January 5, 2016 / 12:15 AM / 2 years ago

Black Monday fairly quiet as Giants' Coughlin resigns

New York Giants head coach Tom Coughlin watches his players stretch during practice for the NFL Super Bowl XLVI in Indianapolis February 2, 2012.Jeff Haynes

(Reuters) - Black Monday, the often bloody day for axing coaches following the NFL's regular season finale, passed quietly this year as Tom Coughlin's exit from the New York Giants was the only new opening in the coaching carousel.

The departure of Coughlin, 69, after 12 years and two Super Bowl wins was technically a resignation as he issued a statement to say it was in the best interests of the club for him to "step down" but it was widely believed the coach was keen to continue.

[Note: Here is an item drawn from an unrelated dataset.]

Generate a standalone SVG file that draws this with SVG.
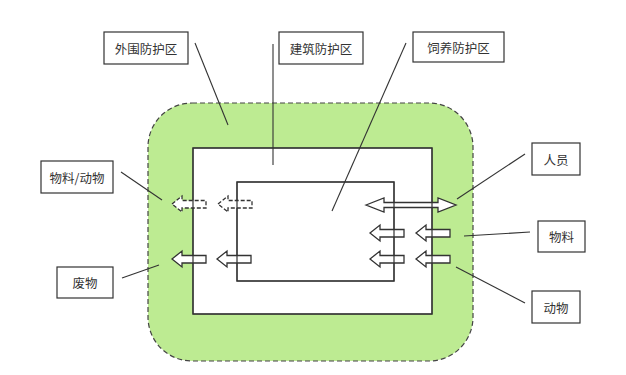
<svg xmlns="http://www.w3.org/2000/svg" width="626" height="375" viewBox="0 0 626 375">
<style>
.box{fill:#fff;stroke:#333;stroke-width:1.2}
.zone{fill:#fff;stroke:#333;stroke-width:1.2}
.t{font-family:"Noto Sans CJK SC","Noto Sans",sans-serif;font-size:12.5px;fill:#333;text-anchor:middle;dominant-baseline:central}
.ln{stroke:#333;stroke-width:1.1;fill:none}
.ar{fill:#fff;stroke:#333;stroke-width:1.3;stroke-linejoin:miter}
.da{fill:#fff;stroke:#333;stroke-width:1.3;stroke-dasharray:4 2}
</style>
<rect width="626" height="375" fill="#fff"/>
<g id="outer-zone">
<rect x="148" y="103" width="325" height="258" rx="44" ry="44" fill="#bdeb92" stroke="#444" stroke-width="1.2" stroke-dasharray="5 3"/>
</g>
<g id="building-zone">
<rect class="zone" x="193" y="148" width="239" height="166"/>
</g>
<g id="feeding-zone">
<rect class="zone" x="237" y="182" width="157" height="99"/>
</g>
<g id="arrows">
<path class="da" d="M172,204 L182,196 L182,200.5 L206,200.5 L206,208 L182,208 L182,212 Z"/>
<path class="da" d="M218,204 L228,196 L228,200.5 L252,200.5 L252,208 L228,208 L228,212 Z"/>
<path class="ar" d="M172,259 L182,251 L182,255.5 L206,255.5 L206,263 L182,263 L182,267 Z"/>
<path class="ar" d="M217,259 L227,251 L227,255.5 L251,255.5 L251,263 L227,263 L227,267 Z"/>
<path class="ar" d="M366,205 L384,198 L384,202.5 L438,202.5 L438,198 L456,205 L438,212 L438,207.5 L384,207.5 L384,212 Z"/>
<path class="ar" d="M370,233 L380,225 L380,229.5 L404,229.5 L404,237 L380,237 L380,241 Z"/>
<path class="ar" d="M416,233 L426,225 L426,229.5 L450,229.5 L450,237 L426,237 L426,241 Z"/>
<path class="ar" d="M370,259 L380,251 L380,255.5 L404,255.5 L404,263 L380,263 L380,267 Z"/>
<path class="ar" d="M416,259 L426,251 L426,255.5 L450,255.5 L450,263 L426,263 L426,267 Z"/>
</g>
<g id="zone-lines" fill="none" stroke="#333" stroke-width="1.2">
<rect x="193" y="148" width="239" height="166"/>
<rect x="237" y="182" width="157" height="99"/>
</g>
<g id="connectors">
<line class="ln" x1="195" y1="43" x2="228" y2="125"/>
<line class="ln" x1="273" y1="44" x2="273" y2="165"/>
<line class="ln" x1="406" y1="43" x2="332" y2="211"/>
<line class="ln" x1="121" y1="172" x2="162" y2="200"/>
<line class="ln" x1="122" y1="278" x2="159" y2="265"/>
<line class="ln" x1="525" y1="154" x2="457" y2="199"/>
<line class="ln" x1="464" y1="236" x2="530" y2="232"/>
<line class="ln" x1="456" y1="267" x2="525" y2="303"/>
</g>
<g id="label-outer"><rect class="box" x="104" y="32" width="84" height="32"/><text class="t" x="146" y="48">外围防护区</text></g>
<g id="label-building"><rect class="box" x="279" y="32" width="84" height="32"/><text class="t" x="321" y="48">建筑防护区</text></g>
<g id="label-feeding"><rect class="box" x="413" y="32" width="91" height="30"/><text class="t" x="458.5" y="47">饲养防护区</text></g>
<g id="label-material-animal"><rect class="box" x="41" y="161" width="72" height="32"/><text class="t" x="77" y="177">物料/动物</text></g>
<g id="label-waste"><rect class="box" x="57" y="267" width="56" height="31"/><text class="t" x="85" y="282.5">废物</text></g>
<g id="label-personnel"><rect class="box" x="532" y="143" width="48" height="32"/><text class="t" x="556" y="159">人员</text></g>
<g id="label-material"><rect class="box" x="538" y="221" width="47" height="31"/><text class="t" x="561.5" y="236.5">物料</text></g>
<g id="label-animal"><rect class="box" x="532" y="291" width="48" height="32"/><text class="t" x="556" y="307">动物</text></g>
</svg>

The Giants, coming off their third consecutive losing season and fourth in a row without a playoff berth, join the Cleveland Browns, San Francisco 49ers, Philadelphia Eagles, Miami Dolphins and Tennessee Titans as teams shopping for a new head coach.

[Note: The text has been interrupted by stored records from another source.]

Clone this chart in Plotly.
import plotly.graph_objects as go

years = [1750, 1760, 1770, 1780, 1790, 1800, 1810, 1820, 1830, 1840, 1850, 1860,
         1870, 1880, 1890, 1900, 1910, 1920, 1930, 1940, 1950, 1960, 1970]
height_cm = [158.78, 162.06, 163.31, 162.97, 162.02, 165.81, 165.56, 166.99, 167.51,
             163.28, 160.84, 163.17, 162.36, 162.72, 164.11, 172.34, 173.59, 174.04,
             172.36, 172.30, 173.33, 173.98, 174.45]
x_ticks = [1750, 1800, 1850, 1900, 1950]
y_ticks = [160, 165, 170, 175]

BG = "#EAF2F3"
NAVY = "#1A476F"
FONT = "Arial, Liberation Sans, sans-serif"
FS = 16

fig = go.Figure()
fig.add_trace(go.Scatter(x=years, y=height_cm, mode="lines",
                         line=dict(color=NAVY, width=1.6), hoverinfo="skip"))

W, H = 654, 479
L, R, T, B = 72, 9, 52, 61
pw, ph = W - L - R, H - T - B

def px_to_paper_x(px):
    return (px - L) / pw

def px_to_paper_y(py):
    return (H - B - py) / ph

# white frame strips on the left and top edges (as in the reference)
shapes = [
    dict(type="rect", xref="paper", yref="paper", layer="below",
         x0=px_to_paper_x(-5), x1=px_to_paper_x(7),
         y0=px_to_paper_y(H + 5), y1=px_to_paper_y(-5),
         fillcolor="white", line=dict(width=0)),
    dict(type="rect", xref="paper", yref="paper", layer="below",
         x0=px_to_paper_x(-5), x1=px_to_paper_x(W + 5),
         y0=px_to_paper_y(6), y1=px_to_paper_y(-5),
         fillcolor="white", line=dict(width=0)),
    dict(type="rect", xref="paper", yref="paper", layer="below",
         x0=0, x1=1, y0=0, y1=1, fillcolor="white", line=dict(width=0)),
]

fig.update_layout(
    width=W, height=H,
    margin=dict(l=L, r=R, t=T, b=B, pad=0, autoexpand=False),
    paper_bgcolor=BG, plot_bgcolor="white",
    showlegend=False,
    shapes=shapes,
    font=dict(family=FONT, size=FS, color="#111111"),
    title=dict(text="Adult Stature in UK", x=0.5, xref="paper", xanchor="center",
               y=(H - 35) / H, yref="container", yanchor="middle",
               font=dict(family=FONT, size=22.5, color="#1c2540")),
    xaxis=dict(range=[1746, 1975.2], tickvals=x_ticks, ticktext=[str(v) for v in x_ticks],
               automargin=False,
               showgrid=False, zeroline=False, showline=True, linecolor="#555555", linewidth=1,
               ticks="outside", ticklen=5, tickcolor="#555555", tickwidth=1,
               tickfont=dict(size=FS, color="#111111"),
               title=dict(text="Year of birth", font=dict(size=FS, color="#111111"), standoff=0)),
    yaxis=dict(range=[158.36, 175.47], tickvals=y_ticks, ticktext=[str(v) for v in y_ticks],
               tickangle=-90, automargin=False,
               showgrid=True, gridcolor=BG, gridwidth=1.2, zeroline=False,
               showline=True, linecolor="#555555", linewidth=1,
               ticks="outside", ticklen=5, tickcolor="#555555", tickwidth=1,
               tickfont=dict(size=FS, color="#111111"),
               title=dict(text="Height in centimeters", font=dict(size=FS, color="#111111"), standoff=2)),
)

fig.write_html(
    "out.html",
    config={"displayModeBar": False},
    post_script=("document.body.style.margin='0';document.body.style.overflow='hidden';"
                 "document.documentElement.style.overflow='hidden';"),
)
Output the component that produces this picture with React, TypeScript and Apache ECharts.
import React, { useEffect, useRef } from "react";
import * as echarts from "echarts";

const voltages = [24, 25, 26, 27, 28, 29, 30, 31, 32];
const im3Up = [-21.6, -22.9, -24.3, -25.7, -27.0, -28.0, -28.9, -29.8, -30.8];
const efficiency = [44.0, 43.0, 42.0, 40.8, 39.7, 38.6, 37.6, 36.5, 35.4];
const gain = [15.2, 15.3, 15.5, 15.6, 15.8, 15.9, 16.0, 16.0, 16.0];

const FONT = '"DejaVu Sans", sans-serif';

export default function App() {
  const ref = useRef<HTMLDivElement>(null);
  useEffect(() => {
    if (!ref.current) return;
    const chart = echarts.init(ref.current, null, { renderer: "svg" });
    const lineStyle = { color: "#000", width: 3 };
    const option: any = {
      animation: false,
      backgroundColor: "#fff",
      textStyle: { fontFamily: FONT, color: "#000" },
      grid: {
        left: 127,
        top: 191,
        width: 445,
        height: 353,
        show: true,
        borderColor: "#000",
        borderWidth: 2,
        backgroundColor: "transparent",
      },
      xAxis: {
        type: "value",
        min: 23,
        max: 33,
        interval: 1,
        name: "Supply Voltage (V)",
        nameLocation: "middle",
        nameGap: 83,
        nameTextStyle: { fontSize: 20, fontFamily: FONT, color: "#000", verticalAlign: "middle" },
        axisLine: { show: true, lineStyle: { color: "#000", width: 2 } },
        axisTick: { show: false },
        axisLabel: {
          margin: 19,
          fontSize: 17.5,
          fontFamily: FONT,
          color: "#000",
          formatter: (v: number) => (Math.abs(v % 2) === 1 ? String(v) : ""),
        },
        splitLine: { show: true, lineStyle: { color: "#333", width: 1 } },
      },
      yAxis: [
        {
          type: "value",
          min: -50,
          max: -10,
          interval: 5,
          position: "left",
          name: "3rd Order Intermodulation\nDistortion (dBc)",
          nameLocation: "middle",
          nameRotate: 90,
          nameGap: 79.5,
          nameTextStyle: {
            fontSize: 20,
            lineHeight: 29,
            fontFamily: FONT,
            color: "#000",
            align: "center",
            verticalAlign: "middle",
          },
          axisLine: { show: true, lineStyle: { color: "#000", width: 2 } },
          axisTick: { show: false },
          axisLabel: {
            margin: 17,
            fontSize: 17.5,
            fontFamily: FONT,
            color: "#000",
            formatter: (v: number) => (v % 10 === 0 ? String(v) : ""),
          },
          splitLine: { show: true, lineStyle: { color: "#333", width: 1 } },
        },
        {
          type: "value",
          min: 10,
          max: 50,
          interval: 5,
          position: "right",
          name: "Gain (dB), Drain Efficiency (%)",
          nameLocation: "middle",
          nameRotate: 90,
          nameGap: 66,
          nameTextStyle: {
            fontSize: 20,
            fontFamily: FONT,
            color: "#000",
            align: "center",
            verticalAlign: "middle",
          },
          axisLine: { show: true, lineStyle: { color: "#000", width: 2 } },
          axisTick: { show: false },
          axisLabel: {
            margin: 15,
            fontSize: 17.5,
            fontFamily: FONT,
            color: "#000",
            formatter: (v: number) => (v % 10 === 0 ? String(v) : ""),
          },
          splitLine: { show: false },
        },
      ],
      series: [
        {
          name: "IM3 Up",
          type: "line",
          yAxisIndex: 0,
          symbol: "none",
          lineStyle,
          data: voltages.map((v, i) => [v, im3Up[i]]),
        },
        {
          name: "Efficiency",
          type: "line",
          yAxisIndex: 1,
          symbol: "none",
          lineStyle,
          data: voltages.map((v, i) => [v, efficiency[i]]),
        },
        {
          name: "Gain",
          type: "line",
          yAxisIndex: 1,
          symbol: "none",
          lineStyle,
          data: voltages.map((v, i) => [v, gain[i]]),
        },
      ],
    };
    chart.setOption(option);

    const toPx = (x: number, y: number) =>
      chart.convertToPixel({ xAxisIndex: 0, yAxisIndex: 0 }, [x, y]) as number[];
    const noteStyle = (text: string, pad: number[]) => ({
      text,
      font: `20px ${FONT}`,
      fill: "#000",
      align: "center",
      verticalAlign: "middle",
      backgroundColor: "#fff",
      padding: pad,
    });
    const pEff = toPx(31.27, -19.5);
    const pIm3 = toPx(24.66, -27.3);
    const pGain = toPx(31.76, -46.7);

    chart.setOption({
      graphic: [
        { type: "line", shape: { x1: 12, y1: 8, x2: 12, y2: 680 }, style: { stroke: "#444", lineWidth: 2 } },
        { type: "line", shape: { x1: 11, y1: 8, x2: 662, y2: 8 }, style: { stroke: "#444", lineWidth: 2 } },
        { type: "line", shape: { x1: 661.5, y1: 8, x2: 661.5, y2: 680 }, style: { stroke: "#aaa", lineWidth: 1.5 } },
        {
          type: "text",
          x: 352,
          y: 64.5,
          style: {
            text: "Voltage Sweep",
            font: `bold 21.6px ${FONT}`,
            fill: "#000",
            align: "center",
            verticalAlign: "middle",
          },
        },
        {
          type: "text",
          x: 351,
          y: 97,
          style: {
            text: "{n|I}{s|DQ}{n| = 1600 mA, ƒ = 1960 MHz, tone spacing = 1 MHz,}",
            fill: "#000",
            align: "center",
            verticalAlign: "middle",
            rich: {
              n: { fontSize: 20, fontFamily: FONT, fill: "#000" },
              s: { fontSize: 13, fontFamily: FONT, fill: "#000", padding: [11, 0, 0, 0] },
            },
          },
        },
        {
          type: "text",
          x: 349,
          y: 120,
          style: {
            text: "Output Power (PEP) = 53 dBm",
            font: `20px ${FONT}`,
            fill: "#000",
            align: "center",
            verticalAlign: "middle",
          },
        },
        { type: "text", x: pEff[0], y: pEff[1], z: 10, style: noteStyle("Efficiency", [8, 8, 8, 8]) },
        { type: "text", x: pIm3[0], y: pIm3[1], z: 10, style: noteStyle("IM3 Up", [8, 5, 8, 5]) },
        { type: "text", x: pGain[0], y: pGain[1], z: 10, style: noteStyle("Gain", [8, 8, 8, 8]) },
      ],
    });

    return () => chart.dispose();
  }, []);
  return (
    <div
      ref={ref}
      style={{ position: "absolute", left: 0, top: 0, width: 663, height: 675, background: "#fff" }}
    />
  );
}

The Browns and Niners wielded the ax on Sunday, while the Eagles, Dolphins and Titans finished the season with interim coaches who are longshots to remain at the helm.

The Indianapolis Colts appeared ready to enter the fray as they had scheduled a news conference for Monday to make an announcement about beleaguered head coach Chuck Pagano.

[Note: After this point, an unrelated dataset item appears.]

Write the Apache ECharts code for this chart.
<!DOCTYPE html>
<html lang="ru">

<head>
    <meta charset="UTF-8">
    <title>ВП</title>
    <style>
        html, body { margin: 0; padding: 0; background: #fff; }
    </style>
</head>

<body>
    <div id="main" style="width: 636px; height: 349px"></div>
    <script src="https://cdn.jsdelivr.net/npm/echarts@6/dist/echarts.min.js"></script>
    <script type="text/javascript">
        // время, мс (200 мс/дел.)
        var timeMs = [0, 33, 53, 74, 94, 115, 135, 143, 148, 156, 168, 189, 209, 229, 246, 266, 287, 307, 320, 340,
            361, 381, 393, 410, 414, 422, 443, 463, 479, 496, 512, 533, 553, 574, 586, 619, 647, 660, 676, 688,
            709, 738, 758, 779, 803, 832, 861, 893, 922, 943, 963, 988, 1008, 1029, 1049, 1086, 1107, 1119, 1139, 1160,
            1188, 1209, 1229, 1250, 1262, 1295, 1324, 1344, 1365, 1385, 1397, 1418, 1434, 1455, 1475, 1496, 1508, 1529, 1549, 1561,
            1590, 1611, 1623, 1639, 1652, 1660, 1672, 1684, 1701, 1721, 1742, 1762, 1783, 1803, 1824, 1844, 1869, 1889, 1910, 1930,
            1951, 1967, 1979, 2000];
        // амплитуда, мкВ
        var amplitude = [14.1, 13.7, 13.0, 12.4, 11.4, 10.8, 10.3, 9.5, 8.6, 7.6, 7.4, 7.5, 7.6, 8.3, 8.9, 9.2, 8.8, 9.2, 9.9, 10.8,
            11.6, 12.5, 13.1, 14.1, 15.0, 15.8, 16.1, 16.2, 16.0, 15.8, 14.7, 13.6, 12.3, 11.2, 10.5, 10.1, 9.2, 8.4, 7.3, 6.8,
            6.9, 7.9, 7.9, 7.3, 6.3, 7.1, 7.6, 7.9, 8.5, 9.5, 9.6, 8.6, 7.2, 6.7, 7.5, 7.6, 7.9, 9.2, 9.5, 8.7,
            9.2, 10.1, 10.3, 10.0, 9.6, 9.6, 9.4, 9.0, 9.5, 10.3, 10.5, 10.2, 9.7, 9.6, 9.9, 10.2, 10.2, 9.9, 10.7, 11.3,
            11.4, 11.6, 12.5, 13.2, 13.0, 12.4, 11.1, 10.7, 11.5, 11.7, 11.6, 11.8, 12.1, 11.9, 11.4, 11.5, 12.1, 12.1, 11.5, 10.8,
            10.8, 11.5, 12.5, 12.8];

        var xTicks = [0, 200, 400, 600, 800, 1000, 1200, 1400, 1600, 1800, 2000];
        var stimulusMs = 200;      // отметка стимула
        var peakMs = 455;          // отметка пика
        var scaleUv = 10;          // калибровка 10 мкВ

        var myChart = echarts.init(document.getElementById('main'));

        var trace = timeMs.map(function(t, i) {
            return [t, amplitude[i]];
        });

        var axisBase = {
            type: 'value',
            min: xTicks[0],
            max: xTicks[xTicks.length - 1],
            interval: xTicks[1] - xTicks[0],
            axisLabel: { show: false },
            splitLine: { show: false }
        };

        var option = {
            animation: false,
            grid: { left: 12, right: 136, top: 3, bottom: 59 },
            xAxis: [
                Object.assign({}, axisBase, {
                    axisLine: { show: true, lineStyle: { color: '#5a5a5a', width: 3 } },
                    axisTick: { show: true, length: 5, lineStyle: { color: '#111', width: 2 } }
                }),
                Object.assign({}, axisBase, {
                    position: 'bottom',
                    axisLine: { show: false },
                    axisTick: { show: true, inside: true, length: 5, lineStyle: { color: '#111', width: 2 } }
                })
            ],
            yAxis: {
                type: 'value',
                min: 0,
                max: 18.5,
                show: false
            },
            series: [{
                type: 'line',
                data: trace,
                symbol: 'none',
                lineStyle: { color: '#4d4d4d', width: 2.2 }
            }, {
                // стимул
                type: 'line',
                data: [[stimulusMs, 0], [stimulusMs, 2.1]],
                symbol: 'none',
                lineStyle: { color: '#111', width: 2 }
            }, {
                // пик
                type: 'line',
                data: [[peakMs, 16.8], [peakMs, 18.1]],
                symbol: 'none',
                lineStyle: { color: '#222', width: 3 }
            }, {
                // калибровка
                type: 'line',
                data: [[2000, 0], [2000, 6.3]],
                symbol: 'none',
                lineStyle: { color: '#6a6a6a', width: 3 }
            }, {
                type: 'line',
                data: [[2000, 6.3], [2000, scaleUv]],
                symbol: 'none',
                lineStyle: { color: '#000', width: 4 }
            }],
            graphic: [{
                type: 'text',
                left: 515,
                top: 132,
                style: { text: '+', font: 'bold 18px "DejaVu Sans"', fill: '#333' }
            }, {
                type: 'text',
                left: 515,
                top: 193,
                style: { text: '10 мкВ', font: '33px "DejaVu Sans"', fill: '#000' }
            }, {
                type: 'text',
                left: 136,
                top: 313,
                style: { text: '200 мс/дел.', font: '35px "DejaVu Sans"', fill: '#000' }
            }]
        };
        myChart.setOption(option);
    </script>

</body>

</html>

But over an hour after the expected start of the press conference, the Colts called it off for Monday leaving an air of suspense about the top of a coaching staff that will try to turn around an 8-8 season that left them outside the playoffs.

The Giants job is an alluring National Football League destination as the critical quarterback position is already well staffed.

The tradition-rich Giants have Eli Manning set as their signal caller. Manning, a 12-year veteran, is a two-time Super Bowl most valuable player and the current iron man at the position with an ongoing 183 consecutive starts.

Manning, who turned 35 on Sunday, is coming off a year in which he threw 35 touchdowns and just 14 interceptions.

Among the leading candidates for NFL head coaching spots are accomplished coaches currently on other NFL staffs, including offensive coordinators Hue Jackson (Cincinnati), Josh McDaniels (New England), Adam Gase (Chicago) and Mike Shula (Carolina).

Defensive coordinators considered to be strong prospects include Sean McDermott (Carolina) and Teryl Austin (Detroit), along with Jacksonville assistant head coach Doug Marrone.